### Data provided:
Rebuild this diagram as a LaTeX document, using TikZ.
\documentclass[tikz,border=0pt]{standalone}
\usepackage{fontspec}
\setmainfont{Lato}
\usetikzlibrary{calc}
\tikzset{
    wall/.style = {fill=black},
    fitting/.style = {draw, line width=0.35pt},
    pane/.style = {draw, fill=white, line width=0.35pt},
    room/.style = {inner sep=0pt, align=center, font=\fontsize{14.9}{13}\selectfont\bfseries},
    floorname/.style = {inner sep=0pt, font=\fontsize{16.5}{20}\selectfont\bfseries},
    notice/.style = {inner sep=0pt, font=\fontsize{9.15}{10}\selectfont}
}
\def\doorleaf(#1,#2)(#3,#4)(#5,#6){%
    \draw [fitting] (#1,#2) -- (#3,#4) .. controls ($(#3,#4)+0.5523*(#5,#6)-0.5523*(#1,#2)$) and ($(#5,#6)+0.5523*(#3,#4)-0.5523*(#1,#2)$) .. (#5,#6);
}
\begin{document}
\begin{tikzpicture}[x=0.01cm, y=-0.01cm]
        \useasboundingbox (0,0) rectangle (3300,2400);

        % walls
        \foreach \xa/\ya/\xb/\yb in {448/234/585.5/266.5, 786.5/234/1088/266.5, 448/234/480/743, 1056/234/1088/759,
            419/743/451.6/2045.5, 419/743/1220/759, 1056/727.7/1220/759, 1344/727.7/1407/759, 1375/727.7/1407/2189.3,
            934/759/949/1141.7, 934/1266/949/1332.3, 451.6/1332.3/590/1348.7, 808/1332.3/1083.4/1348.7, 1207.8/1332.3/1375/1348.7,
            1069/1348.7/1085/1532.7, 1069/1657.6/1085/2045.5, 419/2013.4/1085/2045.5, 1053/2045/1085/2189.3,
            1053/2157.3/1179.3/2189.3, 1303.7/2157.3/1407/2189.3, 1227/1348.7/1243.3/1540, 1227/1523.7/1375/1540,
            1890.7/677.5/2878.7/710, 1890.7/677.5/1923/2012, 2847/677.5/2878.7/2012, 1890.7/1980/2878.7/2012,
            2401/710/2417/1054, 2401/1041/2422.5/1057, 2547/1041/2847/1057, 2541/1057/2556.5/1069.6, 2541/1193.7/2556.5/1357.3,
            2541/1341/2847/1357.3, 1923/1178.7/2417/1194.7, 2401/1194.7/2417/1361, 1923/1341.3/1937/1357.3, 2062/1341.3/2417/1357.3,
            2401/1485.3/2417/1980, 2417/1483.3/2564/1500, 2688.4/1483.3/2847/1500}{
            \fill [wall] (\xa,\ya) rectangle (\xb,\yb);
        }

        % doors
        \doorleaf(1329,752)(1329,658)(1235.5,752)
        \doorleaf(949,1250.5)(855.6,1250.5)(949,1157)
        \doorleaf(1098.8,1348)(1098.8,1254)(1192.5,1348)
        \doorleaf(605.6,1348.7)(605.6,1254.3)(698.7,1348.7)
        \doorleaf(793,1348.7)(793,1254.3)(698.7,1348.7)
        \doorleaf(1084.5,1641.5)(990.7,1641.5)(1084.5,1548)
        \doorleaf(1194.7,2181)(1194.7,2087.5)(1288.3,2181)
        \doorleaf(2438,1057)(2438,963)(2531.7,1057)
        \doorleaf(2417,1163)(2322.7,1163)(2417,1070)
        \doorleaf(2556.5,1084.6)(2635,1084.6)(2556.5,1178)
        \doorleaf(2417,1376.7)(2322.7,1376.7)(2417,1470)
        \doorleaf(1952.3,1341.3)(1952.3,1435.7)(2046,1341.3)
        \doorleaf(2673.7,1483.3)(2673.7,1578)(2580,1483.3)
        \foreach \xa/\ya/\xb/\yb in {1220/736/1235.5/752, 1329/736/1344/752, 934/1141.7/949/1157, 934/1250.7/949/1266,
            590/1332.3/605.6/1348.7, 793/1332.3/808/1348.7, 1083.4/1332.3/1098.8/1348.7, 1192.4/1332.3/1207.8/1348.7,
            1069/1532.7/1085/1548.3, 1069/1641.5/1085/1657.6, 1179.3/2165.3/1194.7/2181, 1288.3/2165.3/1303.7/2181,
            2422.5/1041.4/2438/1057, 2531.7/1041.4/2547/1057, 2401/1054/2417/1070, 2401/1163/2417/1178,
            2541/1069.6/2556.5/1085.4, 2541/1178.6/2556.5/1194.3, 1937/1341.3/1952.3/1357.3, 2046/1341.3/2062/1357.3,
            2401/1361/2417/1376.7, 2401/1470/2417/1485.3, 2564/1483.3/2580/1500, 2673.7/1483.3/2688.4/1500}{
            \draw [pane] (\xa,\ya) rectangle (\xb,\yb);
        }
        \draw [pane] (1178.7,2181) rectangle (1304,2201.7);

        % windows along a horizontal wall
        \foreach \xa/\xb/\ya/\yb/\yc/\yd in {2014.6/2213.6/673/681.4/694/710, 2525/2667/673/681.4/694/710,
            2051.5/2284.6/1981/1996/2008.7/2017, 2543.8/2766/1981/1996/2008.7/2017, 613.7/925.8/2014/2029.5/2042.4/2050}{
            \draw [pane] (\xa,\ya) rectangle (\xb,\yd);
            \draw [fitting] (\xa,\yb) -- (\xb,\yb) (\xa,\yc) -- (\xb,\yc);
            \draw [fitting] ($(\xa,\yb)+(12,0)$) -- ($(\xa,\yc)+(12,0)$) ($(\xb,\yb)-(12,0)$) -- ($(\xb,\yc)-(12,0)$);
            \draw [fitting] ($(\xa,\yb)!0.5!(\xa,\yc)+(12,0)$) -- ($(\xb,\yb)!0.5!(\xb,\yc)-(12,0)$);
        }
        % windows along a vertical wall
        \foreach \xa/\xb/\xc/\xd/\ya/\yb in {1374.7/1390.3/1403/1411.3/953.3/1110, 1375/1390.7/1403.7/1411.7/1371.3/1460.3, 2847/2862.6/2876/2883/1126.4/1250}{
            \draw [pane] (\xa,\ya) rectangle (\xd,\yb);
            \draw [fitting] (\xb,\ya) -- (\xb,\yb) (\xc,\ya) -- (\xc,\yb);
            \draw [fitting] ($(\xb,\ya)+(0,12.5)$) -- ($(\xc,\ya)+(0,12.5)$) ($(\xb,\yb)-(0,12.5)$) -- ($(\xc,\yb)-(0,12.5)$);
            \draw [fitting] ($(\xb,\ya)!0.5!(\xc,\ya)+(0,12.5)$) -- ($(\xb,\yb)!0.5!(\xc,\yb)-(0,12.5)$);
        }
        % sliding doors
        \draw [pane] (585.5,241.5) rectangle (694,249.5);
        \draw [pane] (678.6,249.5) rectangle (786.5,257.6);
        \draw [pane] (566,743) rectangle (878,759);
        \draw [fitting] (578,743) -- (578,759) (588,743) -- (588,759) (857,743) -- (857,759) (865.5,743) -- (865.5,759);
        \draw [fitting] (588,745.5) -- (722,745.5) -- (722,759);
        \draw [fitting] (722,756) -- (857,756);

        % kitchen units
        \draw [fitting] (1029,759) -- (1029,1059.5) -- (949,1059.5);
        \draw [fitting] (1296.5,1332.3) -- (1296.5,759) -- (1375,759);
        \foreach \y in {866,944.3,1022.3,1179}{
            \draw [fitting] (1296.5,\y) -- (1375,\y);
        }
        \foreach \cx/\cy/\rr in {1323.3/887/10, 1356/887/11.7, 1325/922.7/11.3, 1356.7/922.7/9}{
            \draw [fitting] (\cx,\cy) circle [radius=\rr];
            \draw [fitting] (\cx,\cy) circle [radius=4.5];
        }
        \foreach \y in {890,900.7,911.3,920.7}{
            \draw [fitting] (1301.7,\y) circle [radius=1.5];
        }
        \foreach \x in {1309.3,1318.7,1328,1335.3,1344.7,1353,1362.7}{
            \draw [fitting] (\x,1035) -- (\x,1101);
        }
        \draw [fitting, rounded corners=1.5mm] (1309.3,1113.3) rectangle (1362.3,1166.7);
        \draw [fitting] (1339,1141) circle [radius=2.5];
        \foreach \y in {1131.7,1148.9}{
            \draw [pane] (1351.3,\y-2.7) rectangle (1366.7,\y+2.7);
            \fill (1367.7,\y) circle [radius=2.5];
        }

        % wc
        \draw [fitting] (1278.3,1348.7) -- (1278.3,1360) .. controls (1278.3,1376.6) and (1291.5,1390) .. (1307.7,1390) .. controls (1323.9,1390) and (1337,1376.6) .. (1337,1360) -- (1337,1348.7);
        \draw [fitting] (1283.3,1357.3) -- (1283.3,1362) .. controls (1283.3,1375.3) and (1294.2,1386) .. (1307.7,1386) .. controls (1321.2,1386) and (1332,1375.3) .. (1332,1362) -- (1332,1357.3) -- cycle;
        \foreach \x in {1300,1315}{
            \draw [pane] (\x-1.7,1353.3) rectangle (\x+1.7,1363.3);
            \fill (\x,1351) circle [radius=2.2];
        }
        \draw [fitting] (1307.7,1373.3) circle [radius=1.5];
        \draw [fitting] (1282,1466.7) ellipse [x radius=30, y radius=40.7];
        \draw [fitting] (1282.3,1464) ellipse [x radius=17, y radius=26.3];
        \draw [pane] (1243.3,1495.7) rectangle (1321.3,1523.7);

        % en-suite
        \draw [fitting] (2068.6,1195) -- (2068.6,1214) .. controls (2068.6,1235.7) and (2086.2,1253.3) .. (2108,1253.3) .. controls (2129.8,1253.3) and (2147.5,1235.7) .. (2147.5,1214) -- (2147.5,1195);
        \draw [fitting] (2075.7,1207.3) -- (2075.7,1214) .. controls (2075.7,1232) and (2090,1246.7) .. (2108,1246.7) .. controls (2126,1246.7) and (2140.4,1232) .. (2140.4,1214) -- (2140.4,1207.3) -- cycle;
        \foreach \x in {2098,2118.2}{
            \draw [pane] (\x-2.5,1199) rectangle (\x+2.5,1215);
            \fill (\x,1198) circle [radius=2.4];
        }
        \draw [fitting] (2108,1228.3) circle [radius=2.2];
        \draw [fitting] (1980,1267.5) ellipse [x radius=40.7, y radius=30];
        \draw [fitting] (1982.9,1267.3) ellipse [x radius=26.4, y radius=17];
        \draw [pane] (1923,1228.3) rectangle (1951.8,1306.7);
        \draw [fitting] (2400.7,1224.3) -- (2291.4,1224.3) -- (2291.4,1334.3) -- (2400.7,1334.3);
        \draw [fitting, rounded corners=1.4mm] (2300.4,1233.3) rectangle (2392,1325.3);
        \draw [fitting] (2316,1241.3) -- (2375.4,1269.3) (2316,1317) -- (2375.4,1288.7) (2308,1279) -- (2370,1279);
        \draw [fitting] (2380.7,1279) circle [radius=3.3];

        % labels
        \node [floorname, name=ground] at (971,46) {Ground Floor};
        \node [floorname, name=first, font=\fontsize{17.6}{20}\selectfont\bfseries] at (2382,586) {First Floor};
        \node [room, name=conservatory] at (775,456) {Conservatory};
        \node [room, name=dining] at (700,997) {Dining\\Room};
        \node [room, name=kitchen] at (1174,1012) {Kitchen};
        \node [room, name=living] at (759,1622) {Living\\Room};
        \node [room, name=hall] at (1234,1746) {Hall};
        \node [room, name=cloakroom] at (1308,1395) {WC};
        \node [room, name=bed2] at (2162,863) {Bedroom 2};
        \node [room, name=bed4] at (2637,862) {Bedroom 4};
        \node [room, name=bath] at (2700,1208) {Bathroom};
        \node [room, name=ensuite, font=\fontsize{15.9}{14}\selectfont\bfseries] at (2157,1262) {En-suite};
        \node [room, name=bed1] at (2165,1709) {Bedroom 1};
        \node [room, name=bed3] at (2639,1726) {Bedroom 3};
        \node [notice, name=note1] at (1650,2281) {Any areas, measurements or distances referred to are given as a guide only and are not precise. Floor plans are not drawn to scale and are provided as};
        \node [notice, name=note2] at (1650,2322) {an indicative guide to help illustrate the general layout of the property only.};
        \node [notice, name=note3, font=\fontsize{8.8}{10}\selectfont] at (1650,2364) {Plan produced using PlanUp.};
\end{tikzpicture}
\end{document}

### Exercise instructions:
Copy out every line from the data above that has "using" in it.

### Exercise solution:
Rebuild this diagram as a LaTeX document, using TikZ.
        \node [notice, name=note3, font=\fontsize{8.8}{10}\selectfont] at (1650,2364) {Plan produced using PlanUp.};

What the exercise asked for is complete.